> SET TASK
Copy out every line that contains the word "matplotlib".

> INFORMATION PROVIDED
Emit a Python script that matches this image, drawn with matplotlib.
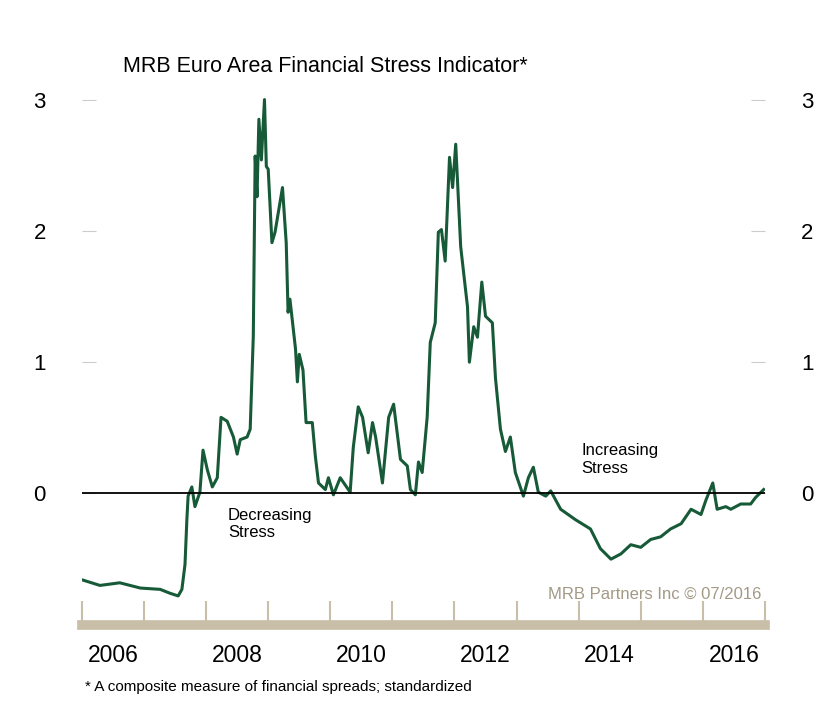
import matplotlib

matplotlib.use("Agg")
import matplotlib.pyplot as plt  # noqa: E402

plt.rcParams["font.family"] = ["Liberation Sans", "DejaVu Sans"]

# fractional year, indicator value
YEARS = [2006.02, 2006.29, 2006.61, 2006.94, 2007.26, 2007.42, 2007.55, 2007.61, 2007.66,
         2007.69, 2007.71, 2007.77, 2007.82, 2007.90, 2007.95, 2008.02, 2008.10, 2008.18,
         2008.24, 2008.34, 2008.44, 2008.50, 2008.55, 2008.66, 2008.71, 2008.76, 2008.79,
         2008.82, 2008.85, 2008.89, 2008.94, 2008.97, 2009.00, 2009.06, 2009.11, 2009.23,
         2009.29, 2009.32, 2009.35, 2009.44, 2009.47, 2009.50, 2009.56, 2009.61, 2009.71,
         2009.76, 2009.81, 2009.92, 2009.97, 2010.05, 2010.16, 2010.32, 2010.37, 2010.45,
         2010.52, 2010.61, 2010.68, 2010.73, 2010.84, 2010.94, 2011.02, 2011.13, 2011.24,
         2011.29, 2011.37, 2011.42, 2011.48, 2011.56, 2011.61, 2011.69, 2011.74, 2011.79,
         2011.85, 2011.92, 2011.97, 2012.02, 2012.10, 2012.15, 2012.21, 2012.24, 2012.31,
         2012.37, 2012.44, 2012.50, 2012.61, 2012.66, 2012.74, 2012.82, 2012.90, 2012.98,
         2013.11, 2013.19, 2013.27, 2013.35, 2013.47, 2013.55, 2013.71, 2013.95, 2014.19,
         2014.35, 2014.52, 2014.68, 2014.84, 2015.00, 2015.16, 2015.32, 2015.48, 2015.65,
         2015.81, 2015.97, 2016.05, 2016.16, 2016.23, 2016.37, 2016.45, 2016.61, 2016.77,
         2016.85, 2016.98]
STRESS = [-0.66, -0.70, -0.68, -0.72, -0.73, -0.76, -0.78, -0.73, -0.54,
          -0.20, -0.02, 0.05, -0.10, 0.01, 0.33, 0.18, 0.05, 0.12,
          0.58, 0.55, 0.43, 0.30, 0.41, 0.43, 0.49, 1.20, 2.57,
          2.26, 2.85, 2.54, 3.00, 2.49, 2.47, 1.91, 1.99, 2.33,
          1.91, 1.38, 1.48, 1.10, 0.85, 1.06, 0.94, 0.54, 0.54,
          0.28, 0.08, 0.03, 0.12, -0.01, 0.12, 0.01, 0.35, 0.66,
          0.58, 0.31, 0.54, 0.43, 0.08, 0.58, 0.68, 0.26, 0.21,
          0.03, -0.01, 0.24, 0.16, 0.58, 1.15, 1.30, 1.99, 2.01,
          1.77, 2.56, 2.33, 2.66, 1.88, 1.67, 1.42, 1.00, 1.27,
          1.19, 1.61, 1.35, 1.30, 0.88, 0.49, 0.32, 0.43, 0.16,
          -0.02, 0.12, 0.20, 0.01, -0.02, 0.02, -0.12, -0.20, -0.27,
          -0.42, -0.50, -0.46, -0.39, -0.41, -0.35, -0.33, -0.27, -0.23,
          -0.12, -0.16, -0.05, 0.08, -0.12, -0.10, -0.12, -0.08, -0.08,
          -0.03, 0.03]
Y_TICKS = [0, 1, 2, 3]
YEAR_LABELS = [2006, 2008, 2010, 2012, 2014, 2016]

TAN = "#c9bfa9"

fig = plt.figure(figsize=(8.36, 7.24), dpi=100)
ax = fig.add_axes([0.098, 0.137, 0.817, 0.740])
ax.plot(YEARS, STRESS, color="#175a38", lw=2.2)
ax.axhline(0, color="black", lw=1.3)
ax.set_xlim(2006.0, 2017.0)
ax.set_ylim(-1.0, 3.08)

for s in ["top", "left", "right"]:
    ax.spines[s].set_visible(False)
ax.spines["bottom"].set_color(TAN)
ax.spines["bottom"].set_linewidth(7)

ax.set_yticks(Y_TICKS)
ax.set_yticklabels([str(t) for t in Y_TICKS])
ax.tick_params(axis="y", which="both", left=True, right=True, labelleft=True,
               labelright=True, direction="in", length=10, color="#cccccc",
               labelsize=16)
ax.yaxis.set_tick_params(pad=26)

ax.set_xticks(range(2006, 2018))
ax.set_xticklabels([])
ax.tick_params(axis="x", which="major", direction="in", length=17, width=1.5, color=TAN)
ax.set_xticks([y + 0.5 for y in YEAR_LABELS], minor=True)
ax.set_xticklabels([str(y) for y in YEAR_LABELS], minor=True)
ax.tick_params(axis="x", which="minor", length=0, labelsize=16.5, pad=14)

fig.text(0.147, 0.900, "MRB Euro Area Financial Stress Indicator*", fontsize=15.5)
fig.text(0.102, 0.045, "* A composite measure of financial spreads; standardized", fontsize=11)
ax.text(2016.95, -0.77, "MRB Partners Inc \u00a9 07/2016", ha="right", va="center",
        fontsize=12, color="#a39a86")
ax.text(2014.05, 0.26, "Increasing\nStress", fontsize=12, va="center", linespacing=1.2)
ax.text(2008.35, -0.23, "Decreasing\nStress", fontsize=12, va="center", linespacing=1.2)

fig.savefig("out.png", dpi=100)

> RESULT FOR THIS TASK
Emit a Python script that matches this image, drawn with matplotlib.
import matplotlib
matplotlib.use("Agg")
import matplotlib.pyplot as plt  # noqa: E402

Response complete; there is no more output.